It seems that the attacks certain malevolent or short-sighted minds make against the past serve as a provocation to which that past wishes to respond. For several years now, we have been witnessing some admirable resurrections. We are seeing the re-emergence of misunderstood or forgotten artists and of works that have been buried for centuries. After El Greco, a genius so justly restored to the pedestal of admiration, here is Alessandro Magnasco, a Genoese painter with a strange accent and a temperament blending the picturesque with the mystical.
Although a few rare museums hold his works, and despite a reputation rapidly acquired in an era when art was still adored, Magnasco suffered the fate of artists who have gone out of fashion: he was cast back into the shadows. We shall see that he is worth more than that, and that he possesses, in sum, the spark of genius that allows a body of work to stay afloat on the shifting ocean of the ages, despite the storms and the shipwrecks.
A Life of Contradiction
Magnasco’s beginnings in life were those of the great artists: all manner of miseries and contradictions piled upon him. His father, who was a good painter, died when he was a small child.
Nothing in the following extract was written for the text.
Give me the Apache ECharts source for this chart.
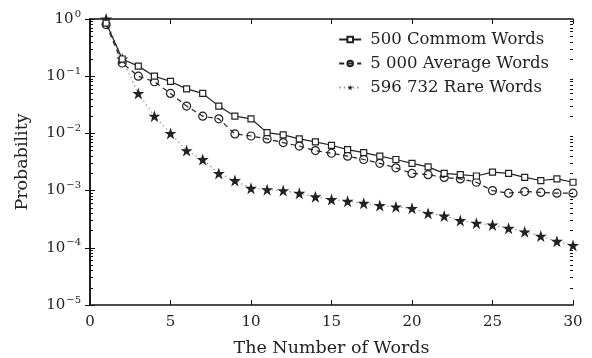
<!DOCTYPE html>
<html>
<head>
<meta charset="utf-8">
<script src="https://cdn.jsdelivr.net/npm/echarts@6/dist/echarts.min.js"></script>
<style>
  html, body { margin: 0; padding: 0; background: #fff; }
  #chart { width: 592px; height: 358px; }
</style>
</head>
<body>
<div id="chart"></div>
<script>
// x values (number of words)
var wordCounts = [1, 2, 3, 4, 5, 6, 7, 8, 9, 10, 11, 12, 13, 14, 15, 16, 17, 18, 19, 20, 21, 22, 23, 24, 25, 26, 27, 28, 29, 30];

var commonWords = [0.85, 0.2, 0.15, 0.1, 0.081, 0.06, 0.05, 0.03, 0.02, 0.018, 0.0103, 0.0094, 0.008, 0.0071, 0.0062,
  0.0052, 0.0046, 0.004, 0.0035, 0.003, 0.0026, 0.002, 0.0019, 0.0018, 0.0021, 0.002, 0.0017, 0.0015, 0.0016, 0.0014];
var averageWords = [0.8, 0.17, 0.1, 0.08, 0.05, 0.03, 0.02, 0.018, 0.0098, 0.009, 0.008, 0.0069, 0.006, 0.005, 0.0045,
  0.004, 0.0035, 0.003, 0.0025, 0.002, 0.0019, 0.0017, 0.0016, 0.0014, 0.001, 0.0009, 0.00096, 0.00093, 0.0009, 0.0009];
var rareWords = [1.0, 0.2, 0.05, 0.02, 0.01, 0.005, 0.0035, 0.002, 0.0015, 0.0011, 0.00104, 0.001, 0.0009, 0.00078, 0.0007,
  0.00065, 0.0006, 0.00055, 0.00052, 0.00049, 0.0004, 0.00036, 0.0003, 0.00027, 0.00025, 0.00022, 0.00019, 0.00016, 0.00013, 0.00011];

var seriesNames = ["500 Commom Words", "5 000 Average Words", "596 732 Rare Words"];

// minor ticks of the log axis: 2..9 in every decade
var minorTicks = [];
for (var e = -5; e < 0; e++) {
  for (var m = 2; m <= 9; m++) minorTicks.push(m * Math.pow(10, e));
}

var FONT = "DejaVu Serif";
var starPath = "path://M50,0 L61.8,35.3 L99,35.3 L69,57.3 L80.4,92.7 L50,70.9 L19.6,92.7 L31,57.3 L1,35.3 L38.2,35.3 Z";

function pairs(ys) {
  return wordCounts.map(function (x, i) { return [x, ys[i]]; });
}

var myChart = echarts.init(document.getElementById("chart"));

var boxLine = { show: true, lineStyle: { color: "#111", width: 1.5 } };

var option = {
  animation: false,
  backgroundColor: "#fff",
  textStyle: { fontFamily: FONT },
  grid: { left: 90, right: 19, top: 19, bottom: 53, outerBoundsMode: "none", containLabel: false },
  legend: {
    orient: "vertical",
    right: 38,
    top: 26,
    itemWidth: 22,
    itemHeight: 7,
    itemGap: 7,
    textStyle: { fontFamily: FONT, fontSize: 16.5, color: "#222", padding: [0, 0, 0, 4] },
    data: seriesNames
  },
  xAxis: [
    {
      type: "value",
      min: 0,
      max: 30,
      interval: 5,
      name: "The Number of Words",
      nameLocation: "middle",
      nameGap: 34,
      nameTextStyle: { fontFamily: FONT, fontSize: 17.5, color: "#222" },
      axisLine: boxLine,
      axisTick: { inside: true, length: 5, lineStyle: { color: "#111", width: 1 } },
      axisLabel: { fontFamily: FONT, fontSize: 15, color: "#222", margin: 10 },
      splitLine: { show: false }
    },
    {
      type: "value",
      position: "top",
      min: 0,
      max: 30,
      interval: 5,
      axisLine: boxLine,
      axisTick: { inside: true, length: 5, lineStyle: { color: "#111", width: 1 } },
      axisLabel: { show: false },
      splitLine: { show: false }
    }
  ],
  yAxis: [
    {
      type: "log",
      logBase: 10,
      min: 1e-5,
      max: 1,
      name: "Probability",
      nameLocation: "middle",
      nameGap: 59,
      nameTextStyle: { fontFamily: FONT, fontSize: 17.5, color: "#222" },
      axisLine: boxLine,
      axisTick: { inside: true, length: 5, lineStyle: { color: "#111", width: 1 } },
      splitLine: { show: false },
      axisLabel: {
        margin: 9,
        formatter: function (v) {
          var ex = Math.round(Math.log10(v));
          return "{b|10}{s|" + (ex < 0 ? "\u2212" + (-ex) : ex) + "}";
        },
        rich: {
          b: { fontFamily: FONT, fontSize: 15, color: "#222" },
          s: { fontFamily: FONT, fontSize: 10, color: "#222", padding: [0, 0, 10, 1] }
        }
      }
    },
    {
      type: "log",
      logBase: 10,
      min: 1e-5,
      max: 1,
      position: "right",
      axisLine: boxLine,
      axisTick: { inside: true, length: 5, lineStyle: { color: "#111", width: 1 } },
      axisLabel: { show: false },
      splitLine: { show: false }
    },
    {
      type: "log",
      logBase: 10,
      min: 1e-5,
      max: 1,
      position: "left",
      axisLine: { show: false },
      axisTick: { inside: true, length: 3, customValues: minorTicks, lineStyle: { color: "#111", width: 1 } },
      axisLabel: { show: false },
      splitLine: { show: false }
    },
    {
      type: "log",
      logBase: 10,
      min: 1e-5,
      max: 1,
      position: "right",
      axisLine: { show: false },
      axisTick: { inside: true, length: 3, customValues: minorTicks, lineStyle: { color: "#111", width: 1 } },
      axisLabel: { show: false },
      splitLine: { show: false }
    }
  ],
  series: [
    {
      name: seriesNames[0],
      type: "line",
      symbol: "rect",
      symbolSize: 6,
      lineStyle: { color: "#222", width: 1.2, type: "solid" },
      itemStyle: { color: "#fff", borderColor: "#222", borderWidth: 1.2 },
      data: pairs(commonWords),
      z: 3
    },
    {
      name: seriesNames[1],
      type: "line",
      symbol: "circle",
      symbolSize: 8,
      lineStyle: { color: "#222", width: 1.2, type: [5, 4] },
      itemStyle: { color: "rgba(0,0,0,0)", borderColor: "#222", borderWidth: 1.2 },
      data: pairs(averageWords),
      z: 2
    },
    {
      name: seriesNames[2],
      type: "line",
      symbol: starPath,
      symbolSize: 12,
      lineStyle: { color: "#999", width: 1.2, type: [1.5, 3] },
      itemStyle: { color: "#222", borderColor: "#222", borderWidth: 0 },
      data: pairs(rareWords),
      z: 1
    }
  ]
};

myChart.setOption(option);
</script>
</body>
</html>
Later, having been granted a protector, he was sent to learn arithmetic so that he could be employed in commercial accounting. After declaring that he felt no inclination for this science, Magnasco was finally introduced to Filippo Abbiati, a painter then very much in vogue in Milan.
Magnasco quickly became skilled and grew famous for his portraiture. However, a great love for the picturesque life of his time prevented him from remaining in that field, and he devoted himself to witty compositions of small figures that further enhanced his reputation. These depicted young girls doing domestic chores, Camaldolese or Carthusian monks, thieves, tradesmen, or soldiers, all engaged in their primary occupations. But his most beloved subject was the "Synagogue of the Hebrews," of which he made many versions.

As long as he remained in Milan, he painted rather significant works. In addition to his small easel paintings, these included seven canvases of the Seven Deadly Sins, the Hebrew Preaching in the Synagogue of Livorno, and the Teaching of Christian Doctrine in the Milan Cathedral.
Magnasco's skill was so great that when Emperor Charles VI was passing through Milan on his return from Spain to Austria, he was celebrated with various contraptions and triumphal arches. In the single night before the sovereign's arrival, Magnasco accomplished a task so considerable and so beautiful that it appeared superior to that of his colleagues, who had been working at length, counting on this circumstance to showcase their talents.